Ryan Killea (Apr 15 2020 at 22:30):

I was really hoping that I could tune in for the talk, but missed the stream due to a conflict - I'm assuming that it will end up at the ACT youtube channel? One thing I was particularly interested in was the line "Current working hypothesis: open games are a better setting to do machine learning anyway" (on the open learner slide), particularly in relation to VI.

John Baez (Apr 15 2020 at 22:36):

Yes, I will try to put up the video, as always for this series.

John Baez (Apr 16 2020 at 00:23):

Here is the video for Jules' talk:

https://youtu.be/Kwflmrd2AfM

Ryan Killea (Apr 16 2020 at 00:30):

Not sure if this is a reply to your comment specifically (@John Baez because I'm new to Zulip ), but thank you very much! I really appreciate the work that has been going into this series of talks (on a very interesting set of subjects, I might add)

John Baez (Apr 16 2020 at 00:31):

I'm glad you're enjoying these talks! Next week: @Mike Shulman!

Alexander Kurz (Apr 23 2020 at 03:48):

Oh, Jules, I missed your talk ... I have to get used to not getting reminders via email ...

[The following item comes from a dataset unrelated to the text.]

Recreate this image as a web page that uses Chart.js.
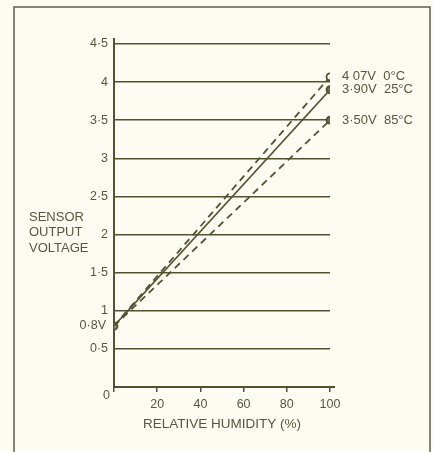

Jules Hedges (Apr 23 2020 at 11:06):

Hi!! My video is here: https://www.youtube.com/watch?v=Kwflmrd2AfM

John Baez (Apr 23 2020 at 18:18):

All talks at the ACT@UCR seminar are recorded and available here, along with links to slides and/or relevant papers, a schedule of forthcoming talks, etc:

https://johncarlosbaez.wordpress.com/2020/03/24/actucr-seminar/

This page has a link to our YouTube channel as well as links to videos of individual talks.